• [GIVEN PROBLEM]:
Find each line with the word "script" and copy it.

• [STORED DATA]:
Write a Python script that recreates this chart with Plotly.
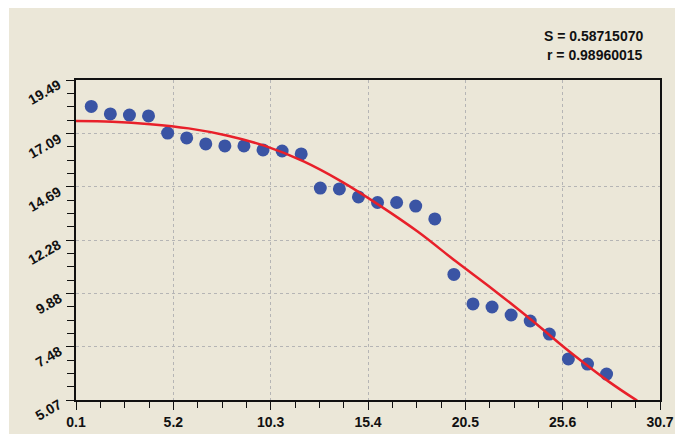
--
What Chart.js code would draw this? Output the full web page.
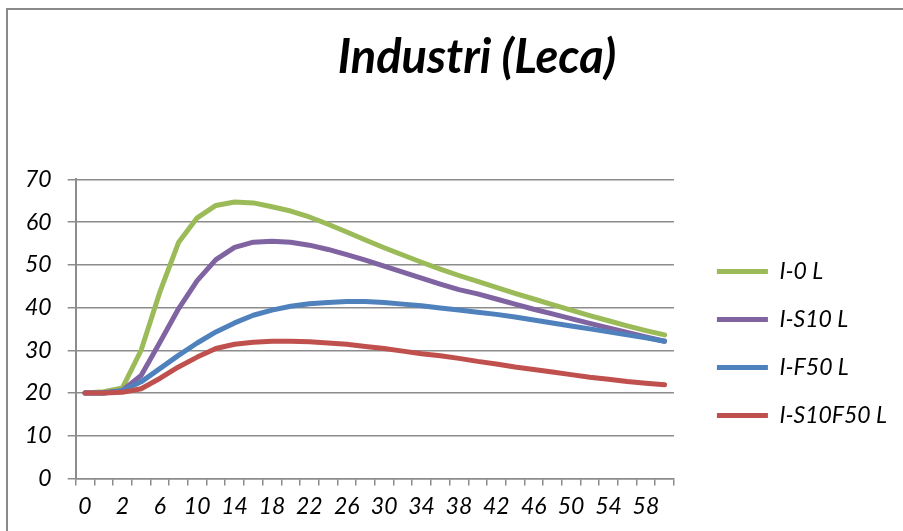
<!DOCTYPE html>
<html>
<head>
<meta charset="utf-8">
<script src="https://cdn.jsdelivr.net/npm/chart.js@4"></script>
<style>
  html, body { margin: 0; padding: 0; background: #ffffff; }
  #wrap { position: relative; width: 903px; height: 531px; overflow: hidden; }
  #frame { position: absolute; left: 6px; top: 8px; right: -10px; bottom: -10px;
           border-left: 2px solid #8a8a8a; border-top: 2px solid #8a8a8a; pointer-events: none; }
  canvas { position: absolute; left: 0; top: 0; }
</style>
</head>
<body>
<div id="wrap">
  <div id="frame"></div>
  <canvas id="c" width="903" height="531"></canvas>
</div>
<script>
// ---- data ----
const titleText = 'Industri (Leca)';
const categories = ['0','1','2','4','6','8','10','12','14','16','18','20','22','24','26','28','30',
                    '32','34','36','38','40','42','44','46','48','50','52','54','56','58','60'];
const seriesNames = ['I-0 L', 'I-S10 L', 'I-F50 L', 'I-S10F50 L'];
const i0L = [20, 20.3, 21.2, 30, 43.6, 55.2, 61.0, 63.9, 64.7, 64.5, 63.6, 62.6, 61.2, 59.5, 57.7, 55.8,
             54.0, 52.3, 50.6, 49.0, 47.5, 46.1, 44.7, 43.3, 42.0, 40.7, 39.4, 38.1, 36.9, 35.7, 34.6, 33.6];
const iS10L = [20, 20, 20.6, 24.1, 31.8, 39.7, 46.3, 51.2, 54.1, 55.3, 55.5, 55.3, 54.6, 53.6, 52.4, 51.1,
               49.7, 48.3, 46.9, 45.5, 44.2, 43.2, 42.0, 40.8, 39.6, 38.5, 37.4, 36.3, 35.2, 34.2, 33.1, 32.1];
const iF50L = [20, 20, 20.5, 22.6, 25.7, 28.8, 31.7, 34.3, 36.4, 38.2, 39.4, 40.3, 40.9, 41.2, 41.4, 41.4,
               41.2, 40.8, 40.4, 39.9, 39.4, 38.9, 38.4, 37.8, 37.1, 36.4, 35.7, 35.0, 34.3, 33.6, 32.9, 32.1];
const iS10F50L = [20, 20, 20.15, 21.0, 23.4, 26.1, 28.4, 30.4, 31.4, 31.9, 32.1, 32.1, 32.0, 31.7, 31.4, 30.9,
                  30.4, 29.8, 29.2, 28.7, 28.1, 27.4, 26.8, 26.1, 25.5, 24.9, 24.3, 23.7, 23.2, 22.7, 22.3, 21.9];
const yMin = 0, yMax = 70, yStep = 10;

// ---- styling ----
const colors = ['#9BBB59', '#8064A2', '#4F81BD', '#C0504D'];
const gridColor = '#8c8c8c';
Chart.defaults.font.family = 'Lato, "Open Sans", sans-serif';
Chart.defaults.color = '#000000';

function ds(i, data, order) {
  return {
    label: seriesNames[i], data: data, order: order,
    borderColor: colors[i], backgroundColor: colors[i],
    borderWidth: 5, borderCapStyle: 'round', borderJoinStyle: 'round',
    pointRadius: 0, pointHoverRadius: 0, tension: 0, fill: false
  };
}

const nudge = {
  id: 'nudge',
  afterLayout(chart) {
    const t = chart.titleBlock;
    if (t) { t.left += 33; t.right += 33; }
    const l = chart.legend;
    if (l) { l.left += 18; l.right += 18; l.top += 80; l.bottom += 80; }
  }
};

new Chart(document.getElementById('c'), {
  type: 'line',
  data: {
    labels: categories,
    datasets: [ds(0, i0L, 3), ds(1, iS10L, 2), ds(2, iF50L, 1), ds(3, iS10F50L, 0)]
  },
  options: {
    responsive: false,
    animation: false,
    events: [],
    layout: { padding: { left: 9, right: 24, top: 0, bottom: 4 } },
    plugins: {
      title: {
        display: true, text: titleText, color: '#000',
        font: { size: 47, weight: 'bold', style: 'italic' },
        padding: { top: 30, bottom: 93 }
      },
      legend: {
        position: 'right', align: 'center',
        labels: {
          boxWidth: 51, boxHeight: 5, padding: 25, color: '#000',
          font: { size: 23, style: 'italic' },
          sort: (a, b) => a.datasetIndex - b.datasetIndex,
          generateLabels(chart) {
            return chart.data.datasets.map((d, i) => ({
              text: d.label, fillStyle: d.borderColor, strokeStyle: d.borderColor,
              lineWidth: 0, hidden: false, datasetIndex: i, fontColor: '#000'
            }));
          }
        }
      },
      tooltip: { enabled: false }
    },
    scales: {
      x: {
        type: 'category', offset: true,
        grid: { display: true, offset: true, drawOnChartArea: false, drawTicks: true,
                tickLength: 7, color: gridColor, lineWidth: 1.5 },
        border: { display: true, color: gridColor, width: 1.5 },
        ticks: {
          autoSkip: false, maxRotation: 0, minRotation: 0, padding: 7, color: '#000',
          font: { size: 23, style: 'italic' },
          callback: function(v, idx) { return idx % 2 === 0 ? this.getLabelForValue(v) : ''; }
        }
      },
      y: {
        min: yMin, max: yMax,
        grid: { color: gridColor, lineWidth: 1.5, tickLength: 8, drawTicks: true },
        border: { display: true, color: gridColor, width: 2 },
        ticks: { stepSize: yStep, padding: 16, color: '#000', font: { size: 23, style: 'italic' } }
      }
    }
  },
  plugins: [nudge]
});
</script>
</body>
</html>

• [OUTPUT FOR THIS EXERCISE]:
Write a Python script that recreates this chart with Plotly.
<script src="https://cdn.jsdelivr.net/npm/chart.js@4"></script>
<script>
</script>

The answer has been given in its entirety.